Tuesday, August 17, 2010


Watch this video.  Open your mind.  Put yourself in this cockpit.  Imagine it happening to you.  Think of the people you love and who love you.
Dan Johnson posted this yesterday on his blog (my writing home away from home) with some tasty comments based on his years at BRS parachutes, so I'll direct you there for his in-depth overview.
My purpose in posting here is more personal.  I want you to fly safely your entire, long life.
But any pilot -- and you know who you are -- who has so far convinced him/herself that an airframe parachute shouldn't be an essential component of any aircraft, please watch this video.
Then try to make a rational argument afterwards against recreational aircraft carrying onboard chutes.
Yes, the pilot is engaging in high-stress aerobatics, which the vast majority of us will never do.  And yes, you can make an argument that carrying a chute increases your likelihood of taking more chances in the air because you feel you always have a backup.
But do you drive more recklessly because you buckle up in your car?  Most of us don't.  I think this is not a strong argument against having one when you might need one...because if you don't have one, you'll never need one again.  That much we can say with certainty, as would the young pilot in this video.
Finally, who can say with certainty that nothing catastrophic will ever happen to us in flight?  Nobody.  Absolutely nobody.
I bet you know somebody who would be alive today if they'd had an airframe chute on board.  I can think of several over the years...friends and colleagues I miss, some a great deal.  I think sometimes about how their families must miss them still.  We never forget the people we love.

BRS Aerospace keeps stats on their saves.  The tally is now 253 people who are still alive because of this technology, including the young man here who walked away unhurt after losing an entire wing just 700 feet above ground.
If you want to cut to the chase, fast forward 1:50 into the video to see the breakup itself, and watch the rest for a slow-motion replay.
Here's what's remarkable to me:
<> How fast the pilot deployed the chute...and still the main lanyard connected to the chute seems to have wrapped around the fuselage at least once, which is why I think it descended -- very slowly as you'll notice -- in a nose-down attitude.
<> How quickly the chute deployed even with the high-speed rotation around the roll axis
<> How the pilot was completely unscathed, though as Dan reports the airplane caught fire after "landing" and burned up (more pix on his site).
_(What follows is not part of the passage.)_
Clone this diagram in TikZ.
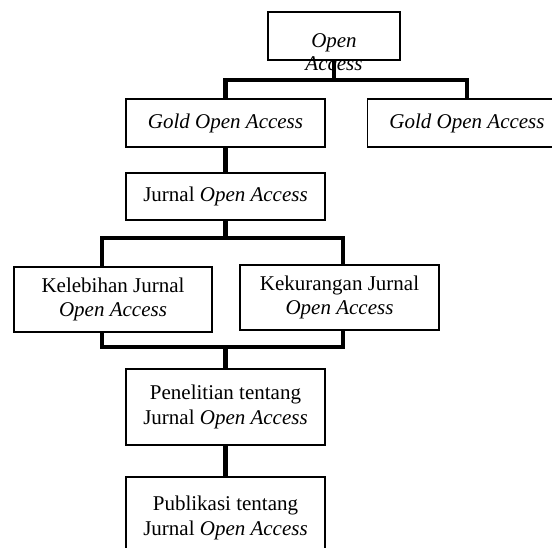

I'm going to beat this drum until the drum breaks, then I'll get another one, because airplanes are mechanical devices.  Something, in time, will fail.  You can count on that.  We don't need to fly in fear, but we shouldn't kid ourselves either.  Why not be as safe as we possibly can?
The other day I pulled into a rest stop on the interstate, opened the door, and watched as a tide of oil ran out of my engine onto the asphalt.  I called it Mini-Gulf of Mexico because five quarts makes quite a flood.
Four hours of cleanup and an auto tow later, the mechanic told me the engine drain plug had unscrewed, although it took 2,000 miles since the last oil change -- at the VW dealer -- to do so!
Again, my point: an airplane is a mechanical device.  Something can and will fail in time, and you might not catch it in a preflight.
Or you might hit a bird or an airplane and be disabled and unable to land safely.
In the news, a high time pilot had a midair the other day and was killed.  It happens, and piloting skill or lack of it had nothing to do with his death.
With 35 lbs. of parachute on board, you've got a hole card against the unknown.
Why wouldn't you want that?  Why wouldn't your friends and loved ones want that for you?
The young pilot in this video was 5 seconds from losing his life after that wing let go.  Instead, because he was smart enough to install an airframe parachute, he's got one hell of a story to tell for the rest of his life, and a family and friends who will welcome him home for all the years ahead.
That's an incredible exchange for a few thousand bucks and 35 lbs. of weight, wouldn't you say?